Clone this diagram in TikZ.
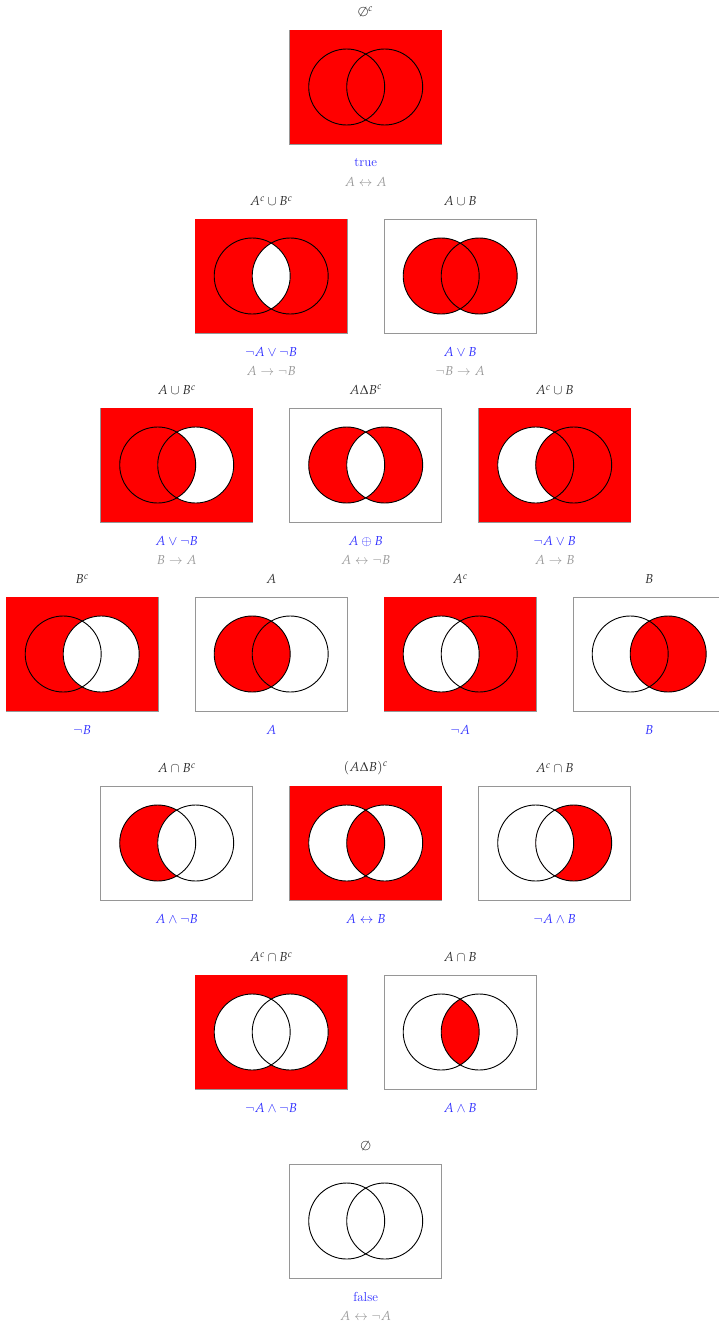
\documentclass[tikz,border=0pt]{standalone}
\usepackage{mathpazo}
\usetikzlibrary{calc}
\definecolor{R}{RGB}{255,0,0}
\definecolor{W}{RGB}{255,255,255}
\definecolor{toplab}{RGB}{40,40,40}
\definecolor{bluelab}{RGB}{45,45,255}
\definecolor{graylab}{RGB}{150,150,150}
\definecolor{frame}{RGB}{150,150,150}
\tikzset{
  toplabel/.style={text=toplab,font=\fontsize{13}{15}\selectfont,inner sep=0pt},
  bluelabel/.style={text=bluelab,font=\fontsize{13}{15}\selectfont,inner sep=0pt},
  graylabel/.style={text=graylab,font=\fontsize{13}{15}\selectfont,inner sep=0pt},
  vennbox/.style={draw=frame,line width=1pt,minimum width=152pt,minimum height=114pt,inner sep=0pt,outer sep=0pt},
  venncircle/.style={draw=black,line width=0.9pt}
}
% #1 name, #2 center x, #3 top y, #4 outside, #5 A only, #6 A and B, #7 B only, #8 top label, #9 blue label
\newcommand\venndiag[9]{%
  \node[vennbox,fill=#4] (#1) at (#2,#3+57) {};
  \ifx#4R\fill[R] (#1.south west) rectangle (#1.north east);\fi
  \coordinate (#1-a) at ($(#1.center)+(-19pt,0)$);
  \coordinate (#1-b) at ($(#1.center)+(19pt,0)$);
  \fill[#5] (#1-a) circle[radius=38pt];
  \fill[#7] (#1-b) circle[radius=38pt];
  \begin{scope}
    \clip (#1-a) circle[radius=38pt];
    \fill[#6] (#1-b) circle[radius=38pt];
  \end{scope}
  \draw[venncircle] (#1-a) circle[radius=38pt];
  \draw[venncircle] (#1-b) circle[radius=38pt];
  \node[toplabel] (#1-t) at (#2,#3-18) {#8};
  \node[bluelabel] (#1-l) at (#2,#3+133) {#9};
}
\begin{document}
\begin{tikzpicture}[x=1pt,y=-1pt]
\useasboundingbox (0,0) rectangle (719,1325);
% row 1
\venndiag{t}{365.7}{30}{R}{R}{R}{R}{$\emptyset^c$}{true}
\node[graylabel] (t-g) at ([yshift=-19pt]t-l.center) {$A\leftrightarrow A$};
% row 2
\venndiag{nand}{271.2}{219}{R}{R}{W}{R}{$A^c\cup B^c$}{$\neg A\vee\neg B$}
\node[graylabel] (nand-g) at ([yshift=-19pt]nand-l.center) {$A\rightarrow\neg B$};
\venndiag{or}{460.2}{219}{W}{R}{R}{R}{$A\cup B$}{$A\vee B$}
\node[graylabel] (or-g) at ([yshift=-19pt]or-l.center) {$\neg B\rightarrow A$};
% row 3
\venndiag{bia}{176.7}{408}{R}{R}{R}{W}{$A\cup B^c$}{$A\vee\neg B$}
\node[graylabel] (bia-g) at ([yshift=-19pt]bia-l.center) {$B\rightarrow A$};
\venndiag{xor}{365.7}{408}{W}{R}{W}{R}{$A\Delta B^c$}{$A\oplus B$}
\node[graylabel] (xor-g) at ([yshift=-19pt]xor-l.center) {$A\leftrightarrow\neg B$};
\venndiag{aib}{554.7}{408}{R}{W}{R}{R}{$A^c\cup B$}{$\neg A\vee B$}
\node[graylabel] (aib-g) at ([yshift=-19pt]aib-l.center) {$A\rightarrow B$};
% row 4
\venndiag{nb}{82.2}{597}{R}{R}{W}{W}{$B^c$}{$\neg B$}
\venndiag{a}{271.2}{597}{W}{R}{R}{W}{$A$}{$A$}
\venndiag{na}{460.2}{597}{R}{W}{W}{R}{$A^c$}{$\neg A$}
\venndiag{b}{649.2}{597}{W}{W}{R}{R}{$B$}{$B$}
% row 5
\venndiag{anb}{176.7}{786}{W}{R}{W}{W}{$A\cap B^c$}{$A\wedge\neg B$}
\venndiag{eq}{365.7}{786}{R}{W}{R}{W}{$(A\Delta B)^c$}{$A\leftrightarrow B$}
\venndiag{nab}{554.7}{786}{W}{W}{W}{R}{$A^c\cap B$}{$\neg A\wedge B$}
% row 6
\venndiag{nor}{271.2}{975}{R}{W}{W}{W}{$A^c\cap B^c$}{$\neg A\wedge\neg B$}
\venndiag{and}{460.2}{975}{W}{W}{R}{W}{$A\cap B$}{$A\wedge B$}
% row 7
\venndiag{f}{365.7}{1164}{W}{W}{W}{W}{$\emptyset$}{false}
\node[graylabel] (f-g) at ([yshift=-19pt]f-l.center) {$A\leftrightarrow\neg A$};
\end{tikzpicture}
\end{document}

____________

**Problem**
Reproduce the listing above exactly, excluding all pictures.

**Right answer**
Clone this diagram in TikZ.
\documentclass[tikz,border=0pt]{standalone}
\usepackage{mathpazo}
\usetikzlibrary{calc}
\definecolor{R}{RGB}{255,0,0}
\definecolor{W}{RGB}{255,255,255}
\definecolor{toplab}{RGB}{40,40,40}
\definecolor{bluelab}{RGB}{45,45,255}
\definecolor{graylab}{RGB}{150,150,150}
\definecolor{frame}{RGB}{150,150,150}
\tikzset{
  toplabel/.style={text=toplab,font=\fontsize{13}{15}\selectfont,inner sep=0pt},
  bluelabel/.style={text=bluelab,font=\fontsize{13}{15}\selectfont,inner sep=0pt},
  graylabel/.style={text=graylab,font=\fontsize{13}{15}\selectfont,inner sep=0pt},
  vennbox/.style={draw=frame,line width=1pt,minimum width=152pt,minimum height=114pt,inner sep=0pt,outer sep=0pt},
  venncircle/.style={draw=black,line width=0.9pt}
}
% #1 name, #2 center x, #3 top y, #4 outside, #5 A only, #6 A and B, #7 B only, #8 top label, #9 blue label
\newcommand\venndiag[9]{%
  \node[vennbox,fill=#4] (#1) at (#2,#3+57) {};
  \ifx#4R\fill[R] (#1.south west) rectangle (#1.north east);\fi
  \coordinate (#1-a) at ($(#1.center)+(-19pt,0)$);
  \coordinate (#1-b) at ($(#1.center)+(19pt,0)$);
  \fill[#5] (#1-a) circle[radius=38pt];
  \fill[#7] (#1-b) circle[radius=38pt];
  \begin{scope}
    \clip (#1-a) circle[radius=38pt];
    \fill[#6] (#1-b) circle[radius=38pt];
  \end{scope}
  \draw[venncircle] (#1-a) circle[radius=38pt];
  \draw[venncircle] (#1-b) circle[radius=38pt];
  \node[toplabel] (#1-t) at (#2,#3-18) {#8};
  \node[bluelabel] (#1-l) at (#2,#3+133) {#9};
}
\begin{document}
\begin{tikzpicture}[x=1pt,y=-1pt]
\useasboundingbox (0,0) rectangle (719,1325);
% row 1
\venndiag{t}{365.7}{30}{R}{R}{R}{R}{$\emptyset^c$}{true}
\node[graylabel] (t-g) at ([yshift=-19pt]t-l.center) {$A\leftrightarrow A$};
% row 2
\venndiag{nand}{271.2}{219}{R}{R}{W}{R}{$A^c\cup B^c$}{$\neg A\vee\neg B$}
\node[graylabel] (nand-g) at ([yshift=-19pt]nand-l.center) {$A\rightarrow\neg B$};
\venndiag{or}{460.2}{219}{W}{R}{R}{R}{$A\cup B$}{$A\vee B$}
\node[graylabel] (or-g) at ([yshift=-19pt]or-l.center) {$\neg B\rightarrow A$};
% row 3
\venndiag{bia}{176.7}{408}{R}{R}{R}{W}{$A\cup B^c$}{$A\vee\neg B$}
\node[graylabel] (bia-g) at ([yshift=-19pt]bia-l.center) {$B\rightarrow A$};
\venndiag{xor}{365.7}{408}{W}{R}{W}{R}{$A\Delta B^c$}{$A\oplus B$}
\node[graylabel] (xor-g) at ([yshift=-19pt]xor-l.center) {$A\leftrightarrow\neg B$};
\venndiag{aib}{554.7}{408}{R}{W}{R}{R}{$A^c\cup B$}{$\neg A\vee B$}
\node[graylabel] (aib-g) at ([yshift=-19pt]aib-l.center) {$A\rightarrow B$};
% row 4
\venndiag{nb}{82.2}{597}{R}{R}{W}{W}{$B^c$}{$\neg B$}
\venndiag{a}{271.2}{597}{W}{R}{R}{W}{$A$}{$A$}
\venndiag{na}{460.2}{597}{R}{W}{W}{R}{$A^c$}{$\neg A$}
\venndiag{b}{649.2}{597}{W}{W}{R}{R}{$B$}{$B$}
% row 5
\venndiag{anb}{176.7}{786}{W}{R}{W}{W}{$A\cap B^c$}{$A\wedge\neg B$}
\venndiag{eq}{365.7}{786}{R}{W}{R}{W}{$(A\Delta B)^c$}{$A\leftrightarrow B$}
\venndiag{nab}{554.7}{786}{W}{W}{W}{R}{$A^c\cap B$}{$\neg A\wedge B$}
% row 6
\venndiag{nor}{271.2}{975}{R}{W}{W}{W}{$A^c\cap B^c$}{$\neg A\wedge\neg B$}
\venndiag{and}{460.2}{975}{W}{W}{R}{W}{$A\cap B$}{$A\wedge B$}
% row 7
\venndiag{f}{365.7}{1164}{W}{W}{W}{W}{$\emptyset$}{false}
\node[graylabel] (f-g) at ([yshift=-19pt]f-l.center) {$A\leftrightarrow\neg A$};
\end{tikzpicture}
\end{document}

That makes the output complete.